» TASK
Give the count of lines that include the string "code". Add nothing to it.

» DATA EXTRACT
════════
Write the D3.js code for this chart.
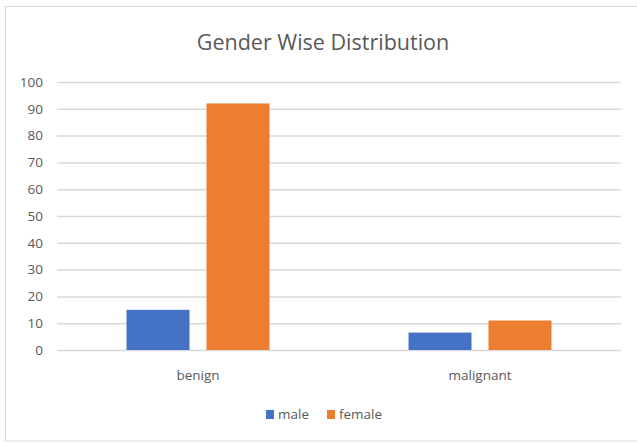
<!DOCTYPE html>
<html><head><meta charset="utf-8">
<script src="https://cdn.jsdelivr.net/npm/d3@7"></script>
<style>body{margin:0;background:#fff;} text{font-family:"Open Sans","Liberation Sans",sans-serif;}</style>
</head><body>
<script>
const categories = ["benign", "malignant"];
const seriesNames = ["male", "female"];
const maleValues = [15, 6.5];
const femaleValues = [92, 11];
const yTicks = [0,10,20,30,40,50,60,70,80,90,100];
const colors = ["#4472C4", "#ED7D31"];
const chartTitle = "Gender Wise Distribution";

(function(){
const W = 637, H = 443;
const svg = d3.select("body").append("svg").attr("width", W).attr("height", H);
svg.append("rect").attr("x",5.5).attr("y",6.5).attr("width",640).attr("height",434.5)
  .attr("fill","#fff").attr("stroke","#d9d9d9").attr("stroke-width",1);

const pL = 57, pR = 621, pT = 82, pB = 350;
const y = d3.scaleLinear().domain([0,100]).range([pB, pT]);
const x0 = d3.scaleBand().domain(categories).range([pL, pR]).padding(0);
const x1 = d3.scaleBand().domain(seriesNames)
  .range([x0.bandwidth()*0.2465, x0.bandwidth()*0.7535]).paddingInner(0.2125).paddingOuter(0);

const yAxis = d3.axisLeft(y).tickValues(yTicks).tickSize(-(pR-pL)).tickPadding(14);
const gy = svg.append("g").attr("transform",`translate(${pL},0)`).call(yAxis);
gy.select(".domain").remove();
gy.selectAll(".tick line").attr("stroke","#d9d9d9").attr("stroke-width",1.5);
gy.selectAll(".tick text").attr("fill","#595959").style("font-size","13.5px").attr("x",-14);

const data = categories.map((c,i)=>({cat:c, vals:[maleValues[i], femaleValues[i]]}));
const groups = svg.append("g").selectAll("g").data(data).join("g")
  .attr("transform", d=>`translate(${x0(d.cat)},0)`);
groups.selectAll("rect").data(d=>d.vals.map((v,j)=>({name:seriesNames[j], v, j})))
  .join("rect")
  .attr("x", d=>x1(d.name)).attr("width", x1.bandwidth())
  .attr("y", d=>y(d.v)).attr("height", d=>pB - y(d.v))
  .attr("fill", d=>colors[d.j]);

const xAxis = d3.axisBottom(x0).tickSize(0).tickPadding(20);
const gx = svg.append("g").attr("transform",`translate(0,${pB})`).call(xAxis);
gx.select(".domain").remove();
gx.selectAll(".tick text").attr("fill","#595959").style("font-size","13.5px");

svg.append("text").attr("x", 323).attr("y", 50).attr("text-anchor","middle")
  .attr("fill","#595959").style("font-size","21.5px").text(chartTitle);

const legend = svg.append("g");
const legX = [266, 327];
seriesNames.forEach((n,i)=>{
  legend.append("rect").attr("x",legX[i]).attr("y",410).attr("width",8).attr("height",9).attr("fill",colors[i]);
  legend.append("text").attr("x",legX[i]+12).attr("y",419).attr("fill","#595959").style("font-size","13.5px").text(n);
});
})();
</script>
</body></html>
════════
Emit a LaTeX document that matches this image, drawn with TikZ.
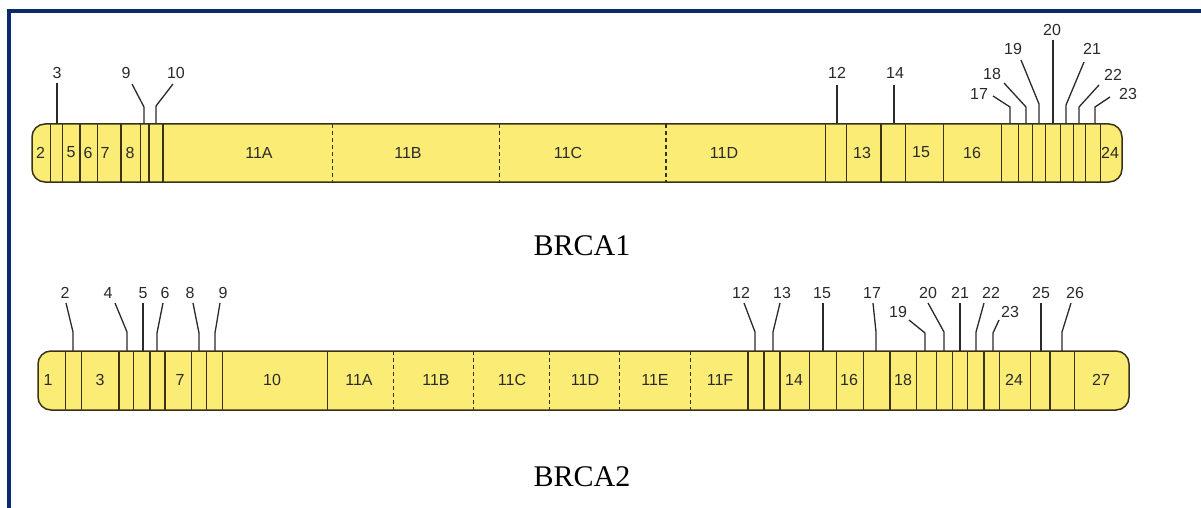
════════
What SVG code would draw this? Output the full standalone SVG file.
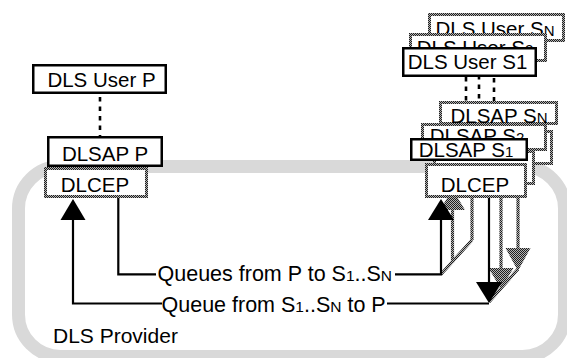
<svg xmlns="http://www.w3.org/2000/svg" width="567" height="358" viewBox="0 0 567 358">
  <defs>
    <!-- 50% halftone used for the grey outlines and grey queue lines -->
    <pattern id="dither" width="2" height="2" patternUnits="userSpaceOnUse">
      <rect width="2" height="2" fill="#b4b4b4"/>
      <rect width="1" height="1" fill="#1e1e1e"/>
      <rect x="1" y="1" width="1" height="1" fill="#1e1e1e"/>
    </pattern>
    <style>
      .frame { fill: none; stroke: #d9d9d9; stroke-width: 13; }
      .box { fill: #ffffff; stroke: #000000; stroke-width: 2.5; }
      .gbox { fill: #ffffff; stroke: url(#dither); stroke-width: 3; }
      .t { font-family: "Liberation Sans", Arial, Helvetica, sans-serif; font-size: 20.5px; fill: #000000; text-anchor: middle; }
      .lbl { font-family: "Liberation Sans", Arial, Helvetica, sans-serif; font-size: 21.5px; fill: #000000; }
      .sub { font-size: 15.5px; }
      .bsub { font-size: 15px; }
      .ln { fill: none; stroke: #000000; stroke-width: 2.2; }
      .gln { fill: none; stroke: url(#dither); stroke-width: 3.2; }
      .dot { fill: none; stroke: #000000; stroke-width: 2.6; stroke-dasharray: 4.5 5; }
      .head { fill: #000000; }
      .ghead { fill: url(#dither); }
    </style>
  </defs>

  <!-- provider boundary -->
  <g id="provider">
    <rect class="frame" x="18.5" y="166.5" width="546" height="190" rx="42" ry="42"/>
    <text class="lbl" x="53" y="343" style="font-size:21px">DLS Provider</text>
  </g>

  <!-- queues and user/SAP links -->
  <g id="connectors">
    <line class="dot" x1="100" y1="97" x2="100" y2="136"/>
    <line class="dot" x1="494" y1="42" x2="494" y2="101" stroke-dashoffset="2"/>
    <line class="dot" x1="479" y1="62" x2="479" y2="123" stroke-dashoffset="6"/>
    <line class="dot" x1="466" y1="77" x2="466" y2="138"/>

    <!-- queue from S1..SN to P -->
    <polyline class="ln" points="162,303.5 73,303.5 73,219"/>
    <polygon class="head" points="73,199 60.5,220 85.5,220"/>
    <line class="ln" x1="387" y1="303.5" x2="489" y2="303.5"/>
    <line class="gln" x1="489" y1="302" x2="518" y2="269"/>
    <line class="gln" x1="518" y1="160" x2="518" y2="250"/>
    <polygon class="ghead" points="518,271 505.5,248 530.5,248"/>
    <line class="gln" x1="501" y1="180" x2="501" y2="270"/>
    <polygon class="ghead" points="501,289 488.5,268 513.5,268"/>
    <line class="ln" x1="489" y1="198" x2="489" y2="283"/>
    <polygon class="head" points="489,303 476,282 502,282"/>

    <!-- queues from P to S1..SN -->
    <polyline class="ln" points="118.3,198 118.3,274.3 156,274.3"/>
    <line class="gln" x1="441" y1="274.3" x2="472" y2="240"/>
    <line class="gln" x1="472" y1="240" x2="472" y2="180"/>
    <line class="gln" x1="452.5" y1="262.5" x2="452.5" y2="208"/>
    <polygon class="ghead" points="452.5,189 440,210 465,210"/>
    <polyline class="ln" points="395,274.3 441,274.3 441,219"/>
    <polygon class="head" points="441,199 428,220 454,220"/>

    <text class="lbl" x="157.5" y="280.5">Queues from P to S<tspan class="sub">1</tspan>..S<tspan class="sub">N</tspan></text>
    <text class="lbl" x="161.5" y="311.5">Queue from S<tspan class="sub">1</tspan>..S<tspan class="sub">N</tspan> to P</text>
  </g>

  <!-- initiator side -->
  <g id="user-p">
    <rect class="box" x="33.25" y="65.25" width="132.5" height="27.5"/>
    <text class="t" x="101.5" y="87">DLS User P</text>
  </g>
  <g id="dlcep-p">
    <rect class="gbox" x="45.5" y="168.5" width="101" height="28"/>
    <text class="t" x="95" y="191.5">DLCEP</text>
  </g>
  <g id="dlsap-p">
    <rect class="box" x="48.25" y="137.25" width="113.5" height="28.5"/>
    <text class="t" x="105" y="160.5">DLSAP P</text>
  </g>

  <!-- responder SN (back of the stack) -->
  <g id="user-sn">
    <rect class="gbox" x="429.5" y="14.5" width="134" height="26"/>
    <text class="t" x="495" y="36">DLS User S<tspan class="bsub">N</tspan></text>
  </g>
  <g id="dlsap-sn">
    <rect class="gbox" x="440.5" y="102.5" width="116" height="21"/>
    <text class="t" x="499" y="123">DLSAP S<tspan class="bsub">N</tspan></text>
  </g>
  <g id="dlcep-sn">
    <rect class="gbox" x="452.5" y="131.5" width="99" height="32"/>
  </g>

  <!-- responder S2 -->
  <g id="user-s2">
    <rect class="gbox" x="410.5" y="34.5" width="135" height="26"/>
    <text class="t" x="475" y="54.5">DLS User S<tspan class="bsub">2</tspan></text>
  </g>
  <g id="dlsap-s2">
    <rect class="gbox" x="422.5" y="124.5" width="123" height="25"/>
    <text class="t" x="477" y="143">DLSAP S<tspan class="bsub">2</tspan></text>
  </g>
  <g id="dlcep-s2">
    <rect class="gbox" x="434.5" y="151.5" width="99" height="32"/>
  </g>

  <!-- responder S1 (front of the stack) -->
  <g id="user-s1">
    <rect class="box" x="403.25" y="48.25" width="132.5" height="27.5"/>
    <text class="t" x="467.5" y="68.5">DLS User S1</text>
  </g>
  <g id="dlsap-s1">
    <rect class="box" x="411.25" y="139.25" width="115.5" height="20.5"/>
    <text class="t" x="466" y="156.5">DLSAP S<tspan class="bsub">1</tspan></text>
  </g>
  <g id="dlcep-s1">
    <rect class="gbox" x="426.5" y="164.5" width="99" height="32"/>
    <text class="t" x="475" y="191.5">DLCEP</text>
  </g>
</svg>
════════
» FULL RESPONSE
2